= Computational psychometrics =

 Computational psychometrics is an interdisciplinary field fusing theory-based psychometrics, learning and cognitive sciences, and data-driven AI-based computational models as applied to large-scale/high-dimensional learning, assessment, biometric, or psychological data. Computational psychometrics is frequently concerned with providing actionable and meaningful feedback to individuals based on measurement and analysis of individual differences as they pertain to specific areas of enquiry.

The relatively recent availability of large-scale psychometric data in accessible formats, alongside the rapid increase in CPU processing power, widespread accessibility and application of cluster and cloud computing, and the development of increasingly sensitive instruments for collecting biometric information has allowed big-data analytical and computational methods to expand the scale and scope of traditional psychometric areas of enquiry and modeling.

Pursuing a computational approach to psychometrics often involves scientists working in multidisciplinary teams with expertise in artificial intelligence, machine learning, deep learning and neural network modeling, natural language processing, mathematics and statistics, developmental and cognitive psychology, computer science, data science, learning sciences, virtual and augmented reality, and traditional psychometrics.

Another important subfield of computational science and, specifically, AI is what has been called psychometric artificial intelligence (PAI). PAI involves the use of psychometrically developed evaluations, such as intelligence tests and thinking style tests, to be solved algorithmically by an artificial agent. The goal of PAI is to put to the test the design and processing mechanisms proposed by AI researchers in order to get knowledge from both artificial and natural cognitive systems.

== Application ==
Computational psychometrics incorporates both theoretical and applied components ranging from item response theory, classical test theory, and Bayesian approaches to modeling knowledge acquisition and discovery of network psychometric models. Computational psychometrics studies the  computational basis of  learning  and  measurement of traits, such as skills, knowledge, abilities, attitudes, and personality  traits via mathematical modeling, intelligent learning and assessment virtual systems, and  computer simulation of large-scale, complex data which traditional psychometric approaches are ill-equipped to handle. Recent investigations into these hard to measure constructs include work on collaborative problem solving, teamwork, and decision making, among others.

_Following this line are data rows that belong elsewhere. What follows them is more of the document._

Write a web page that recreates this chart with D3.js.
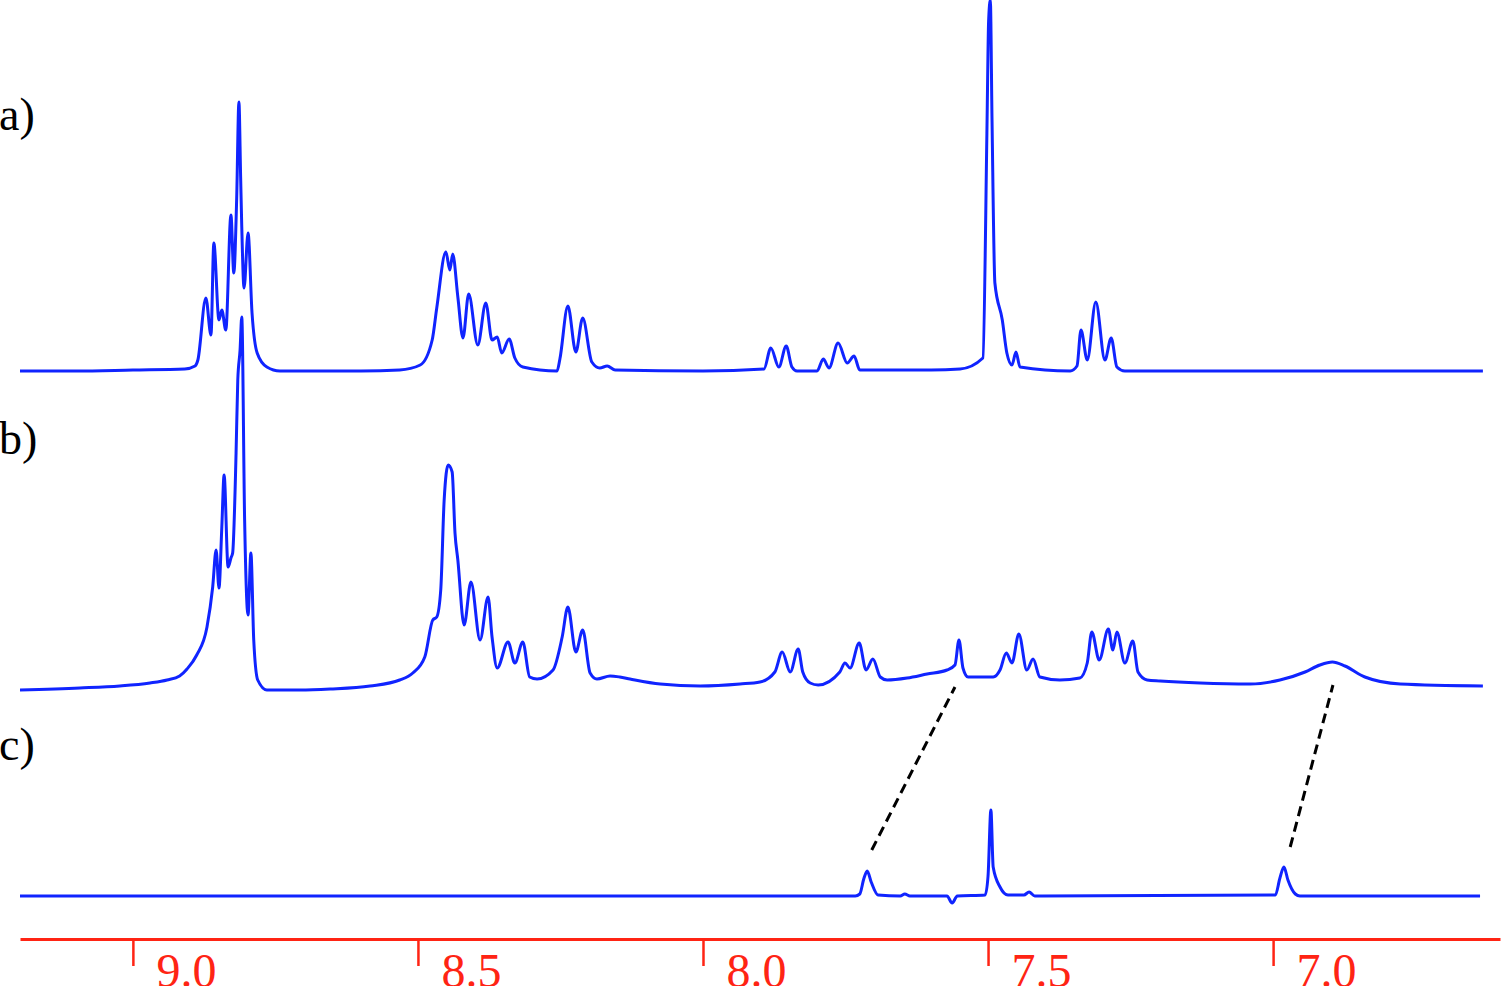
<!DOCTYPE html>
<html>
<head>
<meta charset="utf-8">
<script src="https://cdn.jsdelivr.net/npm/d3@7"></script>
<style>
  html, body { margin:0; padding:0; background:#fff; overflow:hidden; }
  svg { display:block; }
</style>
</head>
<body>
<svg id="chart" width="1501" height="986"></svg>
<script>
// ── chemical shift axis (ppm) ──
const PPM_RANGE = [9.198, 6.602];
const TICKS = [9.0, 8.5, 8.0, 7.5, 7.0];
const TRACE_LABELS = ['a)', 'b)', 'c)'];

// ── spectra, [ppm, intensity] (arbitrary units) ──
const SPEC_A = [
  [9.198,0],[9.100,0],[9.000,1],[8.909,2],[8.891,5],[8.886,11],[8.872,73],[8.863,36],
  [8.858,128],[8.849,51],[8.844,61],[8.837,41],[8.828,156],[8.823,98],[8.818,171],
  [8.814,269],[8.811,194],[8.809,144],[8.805,83],[8.798,138],[8.791,58],[8.782,18],
  [8.765,4],[8.742,0],[8.600,0],[8.532,1],[8.496,6],[8.475,31],[8.467,63],[8.451,119],
  [8.444,101],[8.439,117],[8.430,74],[8.421,33],[8.411,77],[8.395,26],[8.381,68],
  [8.370,31],[8.361,34],[8.353,18],[8.340,32],[8.330,13],[8.316,4],[8.256,0],
  [8.251,12],[8.237,65],[8.223,19],[8.211,53],[8.195,9],[8.181,3],[8.168,5],[8.154,1],
  [8.000,0],[7.893,2],[7.881,23],[7.867,4],[7.854,25],[7.844,4],[7.835,0],[7.800,0],
  [7.789,12],[7.779,3],[7.763,28],[7.747,8],[7.735,15],[7.725,1],[7.600,1],[7.549,2],
  [7.509,13],[7.502,238],[7.499,350],[7.496,371],[7.493,250],[7.488,88],[7.475,51],
  [7.467,18],[7.458,6],[7.451,19],[7.444,4],[7.356,0],[7.344,5],[7.337,41],[7.326,11],
  [7.311,69],[7.295,11],[7.284,33],[7.274,4],[7.260,0],[7.000,0],[6.632,0]
];
const SPEC_B = [
  [9.198,0],[9.093,2],[9.023,4],[8.970,7],[8.940,10],[8.918,14],[8.905,21],[8.888,35],
  [8.870,63],[8.860,103],
  [8.854,140],[8.849,102],[8.844,163],[8.840,215],[8.833,123],[8.828,132],[8.825,137],
  [8.819,237],[8.816,310],[8.812,340],[8.809,373],[8.804,170],[8.798,75],[8.793,137],
  [8.788,50],[8.781,10],[8.765,0],[8.707,0],[8.654,1],[8.584,4],[8.532,10],[8.509,17],
  [8.488,33],[8.474,70],[8.467,73],[8.460,100],[8.454,190],[8.447,225],[8.440,218],
  [8.435,157],[8.430,130],[8.419,65],[8.407,108],[8.391,50],[8.377,93],[8.370,53],
  [8.361,22],[8.342,48],[8.330,27],[8.316,48],[8.304,13],[8.291,11],[8.263,20],
  [8.247,53],[8.237,83],[8.223,38],[8.211,60],[8.198,17],[8.186,11],[8.163,14],
  [8.146,13],[8.128,11],[8.075,6],[8.005,4],[7.935,6],[7.900,8],[7.874,18],[7.861,38],
  [7.847,18],[7.833,41],[7.825,18],[7.812,7],[7.798,5],[7.760,18],[7.751,27],[7.742,22],
  [7.726,47],[7.714,20],[7.702,31],[7.689,13],[7.677,10],[7.642,12],[7.607,16],
  [7.572,20],[7.558,25],[7.551,50],[7.544,22],[7.535,13],[7.491,13],[7.479,20],
  [7.468,37],[7.458,27],[7.446,56],[7.432,20],[7.421,31],[7.409,13],[7.374,10],
  [7.339,12],[7.326,27],[7.318,58],[7.305,30],[7.289,61],[7.281,40],[7.274,58],
  [7.260,27],[7.246,49],[7.237,18],[7.221,10],[7.198,9],[7.128,7],[7.040,6],[6.988,10],
  [6.944,18],[6.918,25],[6.896,28],[6.874,24],[6.839,13],[6.777,6],[6.632,4]
];
const SPEC_C = [
  [9.198,0],[8.500,0],[7.733,0],[7.725,2],[7.718,17],[7.712,25],[7.705,14],[7.693,1],
  [7.654,0],[7.646,2],[7.637,0],[7.572,0],[7.563,-7],[7.554,0],[7.505,1],[7.500,20],
  [7.495,86],[7.491,29],[7.479,9],[7.465,1],[7.437,1],[7.428,4],[7.418,0],[6.996,1],
  [6.988,18],[6.981,29],[6.974,16],[6.961,2],[6.953,0],[6.637,0]
];

// dashed correlation lines between trace c and trace b
const LINKS = [
  { from:{ trace:2, ppm:7.704, v:46 }, to:{ trace:1, ppm:7.558, v:3 } },
  { from:{ trace:2, ppm:6.970, v:49 }, to:{ trace:1, ppm:6.895, v:5 } },
];

const SPECTRA = [SPEC_A, SPEC_B, SPEC_C];
const BASELINES = [371, 690, 896];
const LABEL_Y = [130, 454, 760];

const svg = d3.select('#chart');
const BLUE = '#1024ff', RED = '#ff2414';

const x = d3.scaleLinear().domain(PPM_RANGE).range([20, 1500]);
const yScales = BASELINES.map(b => d3.scaleLinear().domain([0, 100]).range([b, b - 100]));

// traces
SPECTRA.forEach((spec, i) => {
  const line = d3.line()
    .x(d => x(d[0]))
    .y(d => yScales[i](d[1]))
    .curve(d3.curveMonotoneX);
  svg.append('path')
    .datum(spec)
    .attr('d', line)
    .attr('fill', 'none')
    .attr('stroke', BLUE)
    .attr('stroke-width', 3)
    .attr('stroke-linejoin', 'round');
});

// a) b) c)
svg.selectAll('text.trace-label')
  .data(TRACE_LABELS)
  .join('text')
  .attr('class', 'trace-label')
  .attr('x', -1)
  .attr('y', (d, i) => LABEL_Y[i])
  .attr('font-family', '"Liberation Serif", "Times New Roman", serif')
  .attr('font-size', 46)
  .attr('fill', '#000')
  .text(d => d);

// dashed links
svg.selectAll('line.link')
  .data(LINKS)
  .join('line')
  .attr('class', 'link')
  .attr('x1', d => x(d.from.ppm)).attr('y1', d => yScales[d.from.trace](d.from.v))
  .attr('x2', d => x(d.to.ppm)).attr('y2', d => yScales[d.to.trace](d.to.v))
  .attr('stroke', '#000')
  .attr('stroke-width', 3)
  .attr('stroke-dasharray', '10,6');

// ppm axis
const axis = d3.axisBottom(x)
  .tickValues(TICKS)
  .tickFormat(d3.format('.1f'))
  .tickSize(27)
  .tickSizeOuter(0);

const gAx = svg.append('g')
  .attr('transform', 'translate(0,939)')
  .call(axis);

gAx.select('.domain').attr('stroke', RED).attr('stroke-width', 3);
gAx.selectAll('.tick line').attr('stroke', RED).attr('stroke-width', 2.5);
gAx.selectAll('.tick text')
  .attr('fill', RED)
  .attr('x', 23)
  .attr('y', 48)
  .attr('dy', 0)
  .attr('text-anchor', 'start')
  .attr('font-family', '"Liberation Serif", "Times New Roman", serif')
  .attr('font-size', 48);
</script>
</body>
</html>
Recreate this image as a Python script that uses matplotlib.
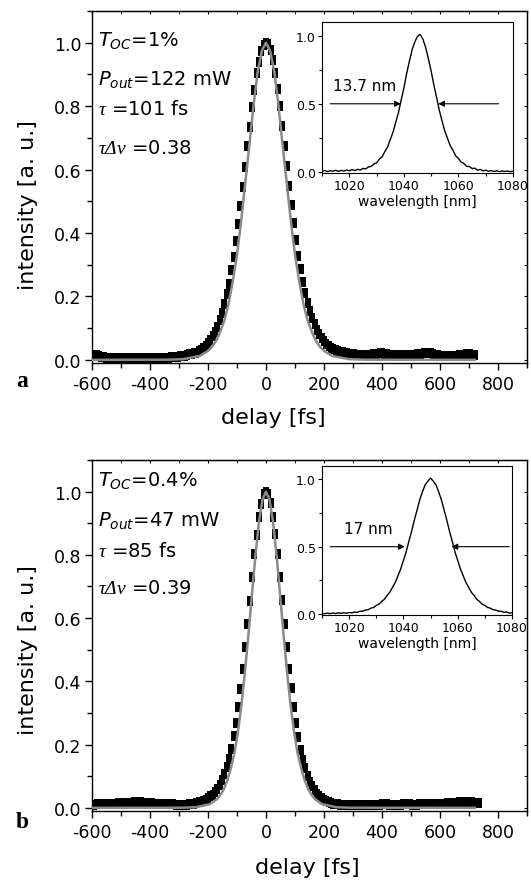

Computational psychometrics is also related to the study of  social complexity.  Concepts such as  complex systems and  emergence have been considered in the study of team assembly and performance. In psychological and medical research it is focused on computational models based on technology enhanced-experimental results. Active areas of enquiry include cognitive, emotional, behavioral, diagnostic, and mental health issues. A computational psychometrics approach in this capacity frequently makes use of emerging capabilities such as biometric and multimodal sensors, virtual and augmented reality, as well as affective and wearable computing technologies.